Two days through Scottsdale's essential range — a sunrise hike up Camelback Mountain Echo Canyon, the Desert Botanical Garden, Old Town galleries and dinner, and the Arizona Biltmore. The weekend that makes clear why people keep coming back to the Sonoran Desert.
The Camelback hike must start before sunrise to beat the heat and the parking lot. Afternoon recovery at the Desert Botanical Garden. Old Town for dinner.
The Echo Canyon Trail parking lot (3818 N Tatum Blvd) holds 75 cars and fills by 6:30am on October–April weekends. Arrive by 5:45am to start hiking at first light. The trail is gated closed from sunset to 5:30am. Bring 2 liters of water per person regardless of season; 3 liters from May through September. Trekking poles are useful — the final approach to the summit involves 4–5 rock scrambles that are manageable without poles but faster with them. The trail is Class 3 (scrambling required); do not attempt in wet conditions as the sandstone is dangerously slippery when wet.
Camelback Mountain's Echo Canyon Trail is the hardest urban hike in the Southwest — 1.5 miles one way gaining 1,400 feet, with the final third requiring Class 3 scrambling over exposed red sandstone. The summit at 2,704 feet commands 360-degree views of the Valley of the Sun: all of Phoenix and Scottsdale spread south and west, the McDowells north, the Superstition Mountains east. The ascent takes 45–75 minutes depending on fitness; the descent 35–55 minutes. The trailhead is at the Echo Canyon Recreation Area parking lot. Bring 2+ liters of water, sunscreen, and appropriate footwear (trail runners or hiking shoes, not sandals). Free; no permit required.
The Desert Botanical Garden in Papago Park houses over 50,000 plants across 140 acres including the world's most comprehensive collection of cacti and succulents. The Sonoran Desert Loop Trail is the orientation walk — native plants in their natural arrangement with interpretive signage that makes every subsequent hike in the desert more legible. The Agave and Aloe collection, the Brittlebush Trail, and the Plants and People of the Sonoran Desert Loop cover different aspects of desert ecology. October through April is ideal; May through September visits require arriving before 9am. Admission is $26/person. The garden also runs a stunning twilight event (Luminaria) in November–December with lantern-lit paths.
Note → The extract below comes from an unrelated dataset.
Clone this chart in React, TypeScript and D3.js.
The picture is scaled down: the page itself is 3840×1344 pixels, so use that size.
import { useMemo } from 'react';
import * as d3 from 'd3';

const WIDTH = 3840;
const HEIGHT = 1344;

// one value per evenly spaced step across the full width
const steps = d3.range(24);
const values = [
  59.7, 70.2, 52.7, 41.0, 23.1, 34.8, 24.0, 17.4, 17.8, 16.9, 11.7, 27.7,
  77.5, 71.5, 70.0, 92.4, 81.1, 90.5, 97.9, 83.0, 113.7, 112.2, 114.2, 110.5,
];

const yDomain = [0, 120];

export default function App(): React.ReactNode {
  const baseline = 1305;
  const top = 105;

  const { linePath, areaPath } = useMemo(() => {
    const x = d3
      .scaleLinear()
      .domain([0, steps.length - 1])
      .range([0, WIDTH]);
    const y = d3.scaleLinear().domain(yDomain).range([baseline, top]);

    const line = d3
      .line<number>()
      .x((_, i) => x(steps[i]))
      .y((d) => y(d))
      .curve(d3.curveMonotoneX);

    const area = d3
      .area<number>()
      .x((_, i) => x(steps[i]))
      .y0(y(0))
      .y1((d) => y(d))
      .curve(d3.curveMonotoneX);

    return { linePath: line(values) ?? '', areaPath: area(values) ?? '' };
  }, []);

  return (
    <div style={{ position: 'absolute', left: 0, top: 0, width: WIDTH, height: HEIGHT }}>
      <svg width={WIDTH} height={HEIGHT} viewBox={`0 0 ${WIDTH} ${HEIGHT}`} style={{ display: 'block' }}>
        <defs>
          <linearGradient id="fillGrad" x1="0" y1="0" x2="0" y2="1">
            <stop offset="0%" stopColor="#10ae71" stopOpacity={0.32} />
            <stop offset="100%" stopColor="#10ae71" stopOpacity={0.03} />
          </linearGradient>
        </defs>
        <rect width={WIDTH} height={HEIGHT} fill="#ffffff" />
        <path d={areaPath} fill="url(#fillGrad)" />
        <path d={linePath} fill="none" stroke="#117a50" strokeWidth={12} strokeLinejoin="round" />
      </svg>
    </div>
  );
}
Old Town Scottsdale has two restaurants that hold up under scrutiny. FnB at 7125 E 5th Ave is the locally-sourced, Arizona-ingredients kitchen that made Charleen Badman a James Beard Award winner — the vegetables are the point, the sourcing is transparent, and the wine list focuses on small producers. Virtu Honest Craft at 3701 N Marshall Way is the other serious option: a daily-changing menu based on market availability with a bar program that matches the kitchen's ambition. Both run $60–90 per person with drinks. Reservations required at both; book 2 weeks ahead for weekends.
A slower second day — the Arizona Biltmore grounds and lobby in the morning, Old Town galleries in the afternoon, and the Heard Museum for Native American art.
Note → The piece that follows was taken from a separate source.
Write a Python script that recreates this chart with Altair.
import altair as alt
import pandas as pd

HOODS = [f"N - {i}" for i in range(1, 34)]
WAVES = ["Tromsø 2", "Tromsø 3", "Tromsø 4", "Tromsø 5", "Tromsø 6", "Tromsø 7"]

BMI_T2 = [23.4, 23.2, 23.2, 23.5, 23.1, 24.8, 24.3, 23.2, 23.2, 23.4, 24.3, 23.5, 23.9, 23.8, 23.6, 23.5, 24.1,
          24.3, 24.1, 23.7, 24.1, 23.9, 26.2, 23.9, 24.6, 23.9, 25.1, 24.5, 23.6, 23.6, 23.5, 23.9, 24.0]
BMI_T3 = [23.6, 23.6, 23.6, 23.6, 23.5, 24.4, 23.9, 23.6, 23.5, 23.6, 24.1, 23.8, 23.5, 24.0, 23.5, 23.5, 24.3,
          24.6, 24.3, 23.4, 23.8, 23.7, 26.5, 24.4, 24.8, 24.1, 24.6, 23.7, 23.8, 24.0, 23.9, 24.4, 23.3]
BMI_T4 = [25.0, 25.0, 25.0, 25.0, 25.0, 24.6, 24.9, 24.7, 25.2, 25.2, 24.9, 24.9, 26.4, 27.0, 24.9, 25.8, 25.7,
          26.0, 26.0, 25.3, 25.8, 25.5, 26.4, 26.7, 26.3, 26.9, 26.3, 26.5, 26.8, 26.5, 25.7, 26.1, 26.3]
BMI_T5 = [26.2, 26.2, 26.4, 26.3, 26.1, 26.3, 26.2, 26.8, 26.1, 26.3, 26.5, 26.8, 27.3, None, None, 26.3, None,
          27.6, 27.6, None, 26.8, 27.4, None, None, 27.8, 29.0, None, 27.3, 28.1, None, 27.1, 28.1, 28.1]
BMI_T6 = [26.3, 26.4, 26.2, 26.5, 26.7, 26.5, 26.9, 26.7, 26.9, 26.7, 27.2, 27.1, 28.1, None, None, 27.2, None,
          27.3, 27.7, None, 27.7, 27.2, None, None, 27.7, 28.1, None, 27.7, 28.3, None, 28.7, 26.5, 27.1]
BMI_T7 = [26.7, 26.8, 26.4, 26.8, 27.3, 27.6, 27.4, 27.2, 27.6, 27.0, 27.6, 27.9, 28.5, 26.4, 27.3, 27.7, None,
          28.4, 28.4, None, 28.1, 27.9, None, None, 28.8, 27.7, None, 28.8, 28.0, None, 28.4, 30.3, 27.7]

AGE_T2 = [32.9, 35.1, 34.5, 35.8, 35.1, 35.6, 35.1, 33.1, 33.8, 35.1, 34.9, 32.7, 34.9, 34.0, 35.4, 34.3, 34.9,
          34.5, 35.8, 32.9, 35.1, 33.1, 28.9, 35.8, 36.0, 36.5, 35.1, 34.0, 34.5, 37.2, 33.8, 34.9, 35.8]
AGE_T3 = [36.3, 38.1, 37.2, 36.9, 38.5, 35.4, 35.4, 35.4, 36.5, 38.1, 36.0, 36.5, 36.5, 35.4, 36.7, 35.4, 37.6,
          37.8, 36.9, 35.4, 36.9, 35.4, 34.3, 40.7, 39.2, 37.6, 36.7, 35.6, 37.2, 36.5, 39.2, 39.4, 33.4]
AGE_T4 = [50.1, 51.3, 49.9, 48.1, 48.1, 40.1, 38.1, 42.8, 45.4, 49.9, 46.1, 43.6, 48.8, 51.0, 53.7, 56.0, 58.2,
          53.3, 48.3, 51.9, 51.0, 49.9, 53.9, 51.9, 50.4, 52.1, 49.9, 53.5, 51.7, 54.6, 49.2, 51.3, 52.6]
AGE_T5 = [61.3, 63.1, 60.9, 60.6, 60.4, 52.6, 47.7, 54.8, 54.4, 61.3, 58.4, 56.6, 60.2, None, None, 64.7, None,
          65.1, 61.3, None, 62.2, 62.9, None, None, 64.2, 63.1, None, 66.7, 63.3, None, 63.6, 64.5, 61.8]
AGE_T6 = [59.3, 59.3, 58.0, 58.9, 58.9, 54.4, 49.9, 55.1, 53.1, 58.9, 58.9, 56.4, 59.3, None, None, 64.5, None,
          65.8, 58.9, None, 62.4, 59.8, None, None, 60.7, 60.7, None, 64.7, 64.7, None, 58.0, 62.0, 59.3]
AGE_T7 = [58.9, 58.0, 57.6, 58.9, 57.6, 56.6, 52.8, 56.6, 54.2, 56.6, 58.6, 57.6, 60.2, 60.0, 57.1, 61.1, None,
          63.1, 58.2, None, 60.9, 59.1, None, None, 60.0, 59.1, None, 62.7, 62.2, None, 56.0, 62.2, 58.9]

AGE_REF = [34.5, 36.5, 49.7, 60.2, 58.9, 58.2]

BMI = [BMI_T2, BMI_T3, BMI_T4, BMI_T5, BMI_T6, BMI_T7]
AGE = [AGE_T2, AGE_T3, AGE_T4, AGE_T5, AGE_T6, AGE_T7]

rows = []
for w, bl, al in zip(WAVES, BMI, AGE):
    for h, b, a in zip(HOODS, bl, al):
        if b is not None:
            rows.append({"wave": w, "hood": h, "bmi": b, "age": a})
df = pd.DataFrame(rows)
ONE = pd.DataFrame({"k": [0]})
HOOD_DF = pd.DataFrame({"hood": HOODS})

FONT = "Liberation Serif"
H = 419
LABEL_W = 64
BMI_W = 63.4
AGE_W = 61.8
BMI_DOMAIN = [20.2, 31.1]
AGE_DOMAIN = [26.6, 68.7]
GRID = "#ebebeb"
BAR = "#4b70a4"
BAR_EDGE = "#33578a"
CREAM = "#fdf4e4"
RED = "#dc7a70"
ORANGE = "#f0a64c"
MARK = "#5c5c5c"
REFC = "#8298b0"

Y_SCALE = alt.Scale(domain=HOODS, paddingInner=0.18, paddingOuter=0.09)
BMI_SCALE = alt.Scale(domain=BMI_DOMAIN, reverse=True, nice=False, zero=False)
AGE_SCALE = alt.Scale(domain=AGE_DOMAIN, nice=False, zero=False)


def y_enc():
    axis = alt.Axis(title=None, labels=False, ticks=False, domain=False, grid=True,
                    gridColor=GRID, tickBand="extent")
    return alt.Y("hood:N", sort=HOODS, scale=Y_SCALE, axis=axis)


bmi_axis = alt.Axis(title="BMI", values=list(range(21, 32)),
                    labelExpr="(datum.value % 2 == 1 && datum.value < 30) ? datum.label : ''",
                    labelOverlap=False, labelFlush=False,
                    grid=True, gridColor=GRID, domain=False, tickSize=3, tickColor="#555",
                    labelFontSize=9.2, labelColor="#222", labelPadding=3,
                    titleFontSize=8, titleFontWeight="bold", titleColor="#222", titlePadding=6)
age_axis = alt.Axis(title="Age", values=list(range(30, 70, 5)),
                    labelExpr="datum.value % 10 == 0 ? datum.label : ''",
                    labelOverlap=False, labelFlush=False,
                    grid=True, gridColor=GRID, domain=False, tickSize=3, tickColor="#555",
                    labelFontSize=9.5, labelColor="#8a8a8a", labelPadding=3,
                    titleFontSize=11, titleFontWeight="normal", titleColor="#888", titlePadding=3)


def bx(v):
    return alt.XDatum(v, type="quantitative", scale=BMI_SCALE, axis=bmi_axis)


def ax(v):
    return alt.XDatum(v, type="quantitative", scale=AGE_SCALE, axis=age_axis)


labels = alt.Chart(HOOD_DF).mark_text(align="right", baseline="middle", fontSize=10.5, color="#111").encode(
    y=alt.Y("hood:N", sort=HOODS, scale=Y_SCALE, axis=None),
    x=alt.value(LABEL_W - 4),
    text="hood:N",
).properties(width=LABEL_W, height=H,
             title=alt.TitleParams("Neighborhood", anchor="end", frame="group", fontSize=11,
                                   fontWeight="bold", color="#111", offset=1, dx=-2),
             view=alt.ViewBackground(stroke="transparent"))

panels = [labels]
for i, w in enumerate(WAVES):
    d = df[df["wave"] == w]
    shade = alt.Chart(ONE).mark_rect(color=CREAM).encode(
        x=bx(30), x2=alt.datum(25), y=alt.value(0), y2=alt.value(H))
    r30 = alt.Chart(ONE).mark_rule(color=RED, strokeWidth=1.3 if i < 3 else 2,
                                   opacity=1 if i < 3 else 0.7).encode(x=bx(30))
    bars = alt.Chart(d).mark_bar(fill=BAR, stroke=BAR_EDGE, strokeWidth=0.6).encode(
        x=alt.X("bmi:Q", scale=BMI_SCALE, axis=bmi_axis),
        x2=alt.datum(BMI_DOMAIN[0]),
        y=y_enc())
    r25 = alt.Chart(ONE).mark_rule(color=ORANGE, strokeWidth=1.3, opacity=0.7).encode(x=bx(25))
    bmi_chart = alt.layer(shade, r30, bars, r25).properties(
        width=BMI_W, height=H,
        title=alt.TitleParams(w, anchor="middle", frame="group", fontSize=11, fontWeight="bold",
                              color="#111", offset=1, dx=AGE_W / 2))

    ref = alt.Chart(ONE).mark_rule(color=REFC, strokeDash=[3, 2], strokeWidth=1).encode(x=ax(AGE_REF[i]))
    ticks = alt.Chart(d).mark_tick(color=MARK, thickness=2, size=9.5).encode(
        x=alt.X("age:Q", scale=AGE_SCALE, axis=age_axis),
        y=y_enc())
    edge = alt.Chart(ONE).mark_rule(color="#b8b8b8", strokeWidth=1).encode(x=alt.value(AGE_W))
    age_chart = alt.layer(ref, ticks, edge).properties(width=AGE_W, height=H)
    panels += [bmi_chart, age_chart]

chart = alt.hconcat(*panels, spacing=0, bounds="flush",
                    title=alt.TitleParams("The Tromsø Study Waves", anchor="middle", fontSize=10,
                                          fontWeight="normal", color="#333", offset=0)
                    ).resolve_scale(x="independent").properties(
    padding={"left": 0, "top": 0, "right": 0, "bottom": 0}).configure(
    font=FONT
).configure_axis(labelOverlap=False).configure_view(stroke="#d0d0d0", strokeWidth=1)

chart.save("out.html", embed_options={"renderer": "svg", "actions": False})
The Arizona Biltmore at 2400 E Missouri Ave in Phoenix (15 minutes from Scottsdale) opened in 1929 and is the most architecturally significant resort in the Southwest. Albert Chase McArthur designed it with consultation from Frank Lloyd Wright and the influence is clear in every detail: the Biltmore Block (a custom concrete block with textile patterning), the low horizontal massing hugging the desert floor, the gold-tinted windows, and the integration of indoor and outdoor space. The hotel is active and does not offer public tours in the traditional sense — walk into the lobby, the Aztec Room bar, and through the grounds; the architecture and the gardens are the visit. Breakfast at Wright's at the Biltmore is worth the price ($25–40/person) for the room context.
The Heard Museum at 2301 N Central Ave in Phoenix is the most significant Native American art and culture museum in the United States — 40,000 works covering the art of the Pueblo peoples, the Navajo Nation, the Hopi, and the other nations of the American Southwest. The permanent exhibition "HOME: Native People in the Southwest" is the most thorough and thoughtfully curated survey of Southwestern Native culture available in any museum. The Kachina doll collection is extraordinary; the contemporary Native art section bridges traditional and present-day practice without the awkward seams that plague lesser institutions. Admission is $18/person. Allow 90 minutes minimum.